Und dann standen wir praktisch auch sofort vor den Gorillas, genauer vor einem der Silberrücken der Gruppe, ein imposantes Männchen von ca. 230kg Gewicht, das uns neugierig beäugte.
Nach und nach tauchten auch die anderen Mitglieder der Gruppe auf, darunter einige halbstarke Männchen, auch bei den Gorillas die, vor denen man sich am meisten Hüten sollte, da sie zu übertriebenen Gesten und Aggressivität neigen. Und sich nach Angaben des Guides auch gern mit Bambussprossen alkoholisieren.
Ingesamt war die Gruppe recht relaxt unterwegs und vor allem die Weibchen überwiegend am Dösen.
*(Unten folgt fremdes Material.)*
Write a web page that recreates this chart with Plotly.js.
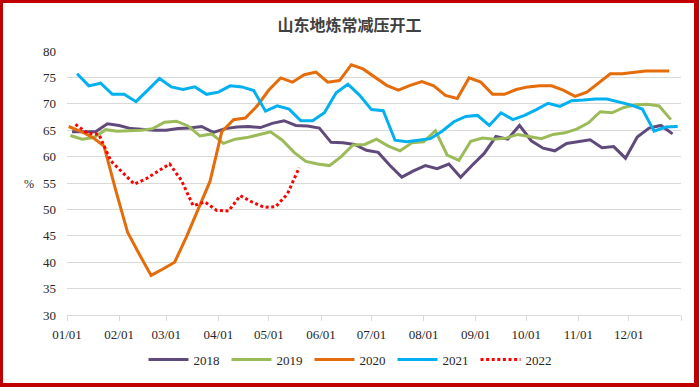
<!DOCTYPE html>
<html>
<head>
<meta charset="utf-8">
<script src="https://cdn.plot.ly/plotly-3.0.1.min.js"></script>
<style>
  html, body { margin: 0; padding: 0; background: #fff; }
  #wrap { position: relative; width: 699px; height: 387px; }
  #chart { position: absolute; left: 0; top: 0; width: 699px; height: 387px; }
  #frame { position: absolute; left: 0; top: 0; width: 699px; height: 387px; box-sizing: border-box;
           border-style: solid; border-color: #c00000; border-width: 3px 5px 4px 3px; pointer-events: none; }
</style>
</head>
<body>
<div id="wrap"><div id="chart"></div><div id="frame"></div></div>
<script>
// Series names and first weekly date (mapped onto a common calendar year)
const seriesNames = ["2018", "2019", "2020", "2021", "2022"];
const seriesStart = ["2021-01-04", "2021-01-03", "2021-01-02", "2021-01-07", "2021-01-06"];

// Weekly values (%)
const y2018 = [64.7, 64.7, 64.7, 66.2, 65.9, 65.3, 65.1, 65.0, 65.0, 65.3, 65.4, 65.7, 64.6,
  65.3, 65.6, 65.7, 65.5, 66.3, 66.8, 65.9, 65.8, 65.4, 62.7, 62.6, 62.3, 61.2,
  60.8, 58.3, 56.1, 57.3, 58.3, 57.7, 58.6, 56.1, 58.4, 60.6, 63.8, 63.3, 65.9,
  63.0, 61.6, 61.1, 62.5, 62.9, 63.2, 61.7, 61.9, 59.7, 63.7, 65.4, 65.9, 64.3];
const y2019 = [64.0, 63.3, 63.6, 65.1, 64.8, 64.9, 65.0, 65.3, 66.5, 66.7, 65.8, 63.9, 64.3,
  62.5, 63.3, 63.6, 64.2, 64.7, 63.1, 60.8, 59.1, 58.6, 58.3, 60.0, 62.2, 62.3,
  63.3, 62.0, 61.1, 62.6, 62.8, 64.9, 60.3, 59.3, 62.9, 63.5, 63.3, 63.5, 64.2,
  63.8, 63.4, 64.2, 64.5, 65.2, 66.4, 68.5, 68.3, 69.3, 69.8, 69.9, 69.6, 67.0];
const y2020 = [65.7, 64.8, 63.7, 62.0, 53.6, 45.7, 41.5, 37.5, 38.7, 40.0, 44.8, 50.0, 55.3,
  64.7, 67.0, 67.3, 69.6, 72.6, 74.9, 74.1, 75.5, 76.0, 74.1, 74.4, 77.4, 76.6,
  75.1, 73.5, 72.6, 73.5, 74.2, 73.4, 71.6, 71.0, 74.9, 74.1, 71.8, 71.8, 72.7,
  73.2, 73.4, 73.4, 72.6, 71.4, 72.2, 74.0, 75.7, 75.7, 76.0, 76.2, 76.2, 76.2];
const y2021 = [75.7, 73.4, 73.9, 71.8, 71.8, 70.4, 72.6, 74.8, 73.2, 72.7, 73.2, 71.8, 72.2,
  73.4, 73.2, 72.5, 68.6, 69.6, 69.0, 66.8, 66.8, 68.3, 72.1, 73.7, 71.6, 68.9,
  68.7, 63.1, 62.8, 63.1, 63.4, 64.8, 66.6, 67.6, 67.8, 65.9, 68.3, 67.0, 67.8,
  68.9, 70.1, 69.5, 70.6, 70.7, 70.9, 70.9, 70.4, 69.8, 69.0, 64.8, 65.6, 65.7];
const y2022 = [66.1, 64.5, 64.2, 59.2, 57.0, 54.8, 55.8, 57.2, 58.6, 55.5, 50.7, 51.4, 49.8,
  49.7, 52.6, 51.4, 50.4, 50.5, 52.9, 57.9];

// Axis ticks
const monthTicks = ["2021-01-01","2021-02-01","2021-03-01","2021-04-01","2021-05-01","2021-06-01",
  "2021-07-01","2021-08-01","2021-09-01","2021-10-01","2021-11-01","2021-12-01","2022-01-01"];
const monthLabels = ["01/01","02/01","03/01","04/01","05/01","06/01","07/01","08/01","09/01",
  "10/01","11/01","12/01",""];
const yTicks = [30, 35, 40, 45, 50, 55, 60, 65, 70, 75, 80];

const colors = ["#604a7b", "#9bbb59", "#e46c0a", "#00b0f0", "#ff0000"];
const values = [y2018, y2019, y2020, y2021, y2022];

function weeklyDates(start, n) {
  const out = [];
  const d0 = new Date(start + "T00:00:00Z");
  for (let i = 0; i < n; i++) {
    const d = new Date(d0.getTime() + i * 7 * 86400000);
    out.push(d.toISOString().slice(0, 10));
  }
  return out;
}

const tickFont = { family: "Liberation Serif, serif", size: 13, color: "#262626" };

const traces = values.map((v, i) => ({
  type: "scatter",
  mode: "lines",
  name: seriesNames[i],
  x: weeklyDates(seriesStart[i], v.length),
  y: v,
  line: i === 4 ? { color: colors[i], width: 3, dash: "3px,2.6px" } : { color: colors[i], width: 3 },
  hoverinfo: "skip"
}));

const layout = {
  width: 699, height: 387,
  margin: { l: 67, r: 18, t: 51, b: 69 },
  paper_bgcolor: "#ffffff",
  plot_bgcolor: "#ffffff",
  showlegend: true,
  title: {
    text: "<b>山东地炼常减压开工</b>",
    font: { family: "Noto Sans CJK SC, sans-serif", size: 16, color: "#404040" },
    x: 0.5, xref: "container", xanchor: "center",
    y: 1 - 25 / 387, yref: "container", yanchor: "middle"
  },
  xaxis: {
    type: "date",
    range: ["2021-01-01", "2022-01-01"],
    tickmode: "array",
    tickvals: monthTicks,
    ticktext: monthLabels,
    ticks: "outside", ticklen: 5, tickcolor: "#d9d9d9", tickwidth: 1,
    ticklabelstandoff: 2,
    showgrid: false,
    showline: true, linecolor: "#d9d9d9", linewidth: 1,
    tickfont: tickFont, automargin: false,
    zeroline: false, fixedrange: true
  },
  yaxis: {
    range: [30, 80],
    tickmode: "array",
    tickvals: yTicks,
    ticktext: yTicks.map(String),
    showgrid: true, gridcolor: "#d9d9d9", gridwidth: 1,
    zeroline: false, showline: false,
    ticks: "", ticklabelstandoff: 10,
    tickfont: tickFont, automargin: false, fixedrange: true
  },
  legend: {
    orientation: "h",
    x: 0.5 - (374 - 351) / 614, xanchor: "center",
    y: -(363 - 318) / 267, yanchor: "middle",
    font: tickFont,
    entrywidth: 28, entrywidthmode: "pixels",
    itemwidth: 40,
    bgcolor: "rgba(0,0,0,0)"
  },
  annotations: [{
    text: "%", xref: "paper", yref: "paper",
    x: (29 - 67) / 614, y: (318 - 186) / 267,
    xanchor: "center", yanchor: "middle", showarrow: false,
    font: { family: "Liberation Serif, serif", size: 12, color: "#262626" }
  }]
};

Plotly.newPlot("chart", traces, layout, { staticPlot: true, displayModeBar: false });
</script>
</body>
</html>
Nur die ganz kleinen Mitglieder der Gruppe sprangen ausgelassen herum, auch auf ihren Eltern, die das ohne viel Murren über sich ergehen ließen.
Ein wirklich überwältigendes Naturerlebnis, muss ich sagen, denn man sieht und spürt die Emotionen und die Kommunikation in der Gruppe ziemlich hautnah. Auch wenn man angehalten wird, möglichst 10m Abstand zu den Tieren zu halten, ist das nicht immer möglich in dem unübersichtlichen Gelände. Einmal wurde ich fast von einem Männchen von hinten angerempelt.
Leider verging die Stunde mit den Gorillas wie im Fluge und wir wurden vom Guide zum Rückzug gedrängt. Aus den Dörfern klangen uns die typischen Geräusche entgegen und schon nach wenigen Minuten Marsch saßen wir wieder auf der Weide am Waldrand mit einem genialen Blick auf die Vulkane der Virunga-Kette und genossen unser mitgebrachtes Frühstück.